10. Hukuk Dairesi Esas No: 2016/16554 Karar No: 2017/1169 Karar Tarihi: 20.02.2017
Yargıtay 10. Hukuk Dairesi 2016/16554 Esas 2017/1169 Karar Sayılı İlamı
10. Hukuk Dairesi 2016/16554 E. , 2017/1169 K.
"İçtihat Metni"
Mahkemesi :Asliye Hukuk (İş) Mahkemesi
Dava, hizmet tespiti istemine ilişkindir. Mahkeme, ilâmında belirtildiği şekilde davanın husumetten reddine karar vermiştir. Hükmün, davalı vekili tarafından temyiz edilmesi üzerine, temyiz isteğinin süresinde olduğu anlaşıldıktan ve Tetkik Hâkimi ... tarafından düzenlenen raporla dosyadaki kâğıtlar okunduktan sonra işin gereği düşünüldü ve aşağıdaki karar tespit edilmiştir. 6552 sayılı Kanunun 64. maddesi ile değişik 5521 sayılı Kanunun 7.maddesi 4.fıkrasında “Hizmet akdine tabi çalışmaları nedeniyle zorunlu sigortalılık sürelerinin tespiti talebi ile işveren aleyhine açılan davalarda, dava Kuruma resen ihbar edilir. İhbar üzerine davaya davalı yanında ferî müdahil olarak katılan Kurum, yanında katıldığı taraf başvurmasa dâhi kanun yoluna başvurabilir.
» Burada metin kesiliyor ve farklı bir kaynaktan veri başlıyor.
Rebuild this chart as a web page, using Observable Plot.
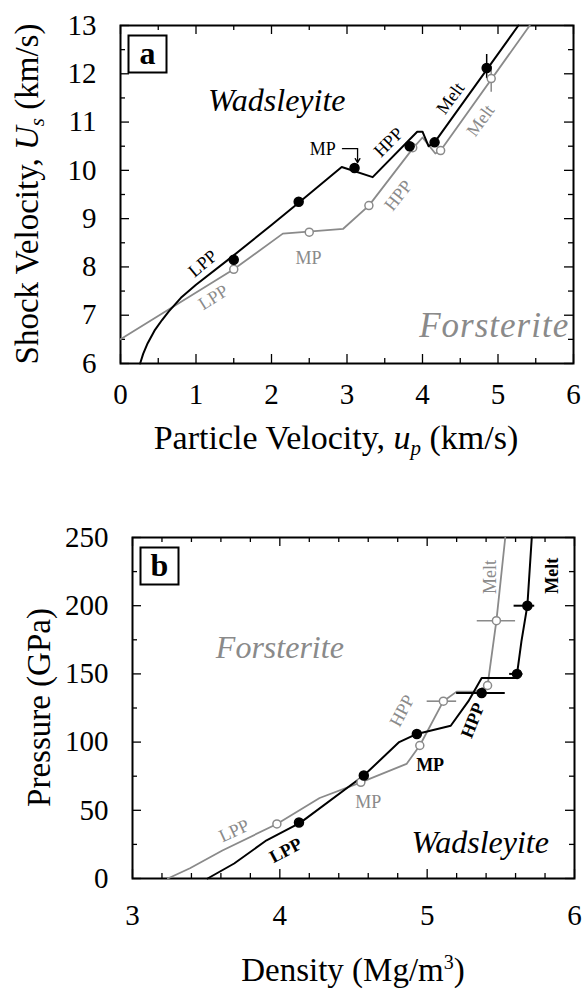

Kurum, yargılama sonucu verilecek kararı kesinleştikten sonra uygulamakla yükümlüdür.” şeklinde düzenleme mevcuttur. İş bu düzenlemeye göre davalı Kurum fer’i müdahil olarak davaya katılmaktadır.6100 sayılı Hukuk Muhakemeleri Kanuna göre feri müdahil, davanın tarafı olmayıp leh ve aleyhine hüküm kurulması da hukuken mümkün değildir. Kurumun fer’i müdahil olduğu bir davada aleyhine yargılama gideri ve vekalet ücretine hükmedilemez. Hukuk Muhakemeleri Kanununun 124/4 maddesinde “Dava dilekçesinde tarafın yanlış veya eksik gösterilmesi kabul edilebilir bir yanılgıya dayanıyorsa hakim karşı tarafın rızasını aramaksızın taraf değişikliği talebini kabul edebilir. Bu durumda hakim,davanın tarafı olmaktan çıkarılan ve aleyhine dava açılmasına sebebiyet vermeyen kişi lehine yargılama giderlerine hükmeder.” hükmü yer almakta olup, söz konusu madde gereğince Milli Eğitim Bakanlığının davaya dahil edilerek yargılamaya devam edilmesi gerekirken davanın husumetten reddine karar verilmesi ve ... Kurumunun davada fer’i müdahil olarak yer almaması usul ve yasaya aykırıdır. Mahkemece, bu maddi ve hukuki olgular gözetilmeksizin hüküm kurulması usul ve yasaya aykırı olup bozma nedenidir. O hâlde, davalı vekilinin temyiz itirazları kabul edilmeli ve hüküm bozulmalıdır. SONUÇ : Temyiz edilen hükmün yukarıda açıklanan nedenlerle BOZULMASINA, 20.02.2017 gününde oybirliğiyle karar verildi.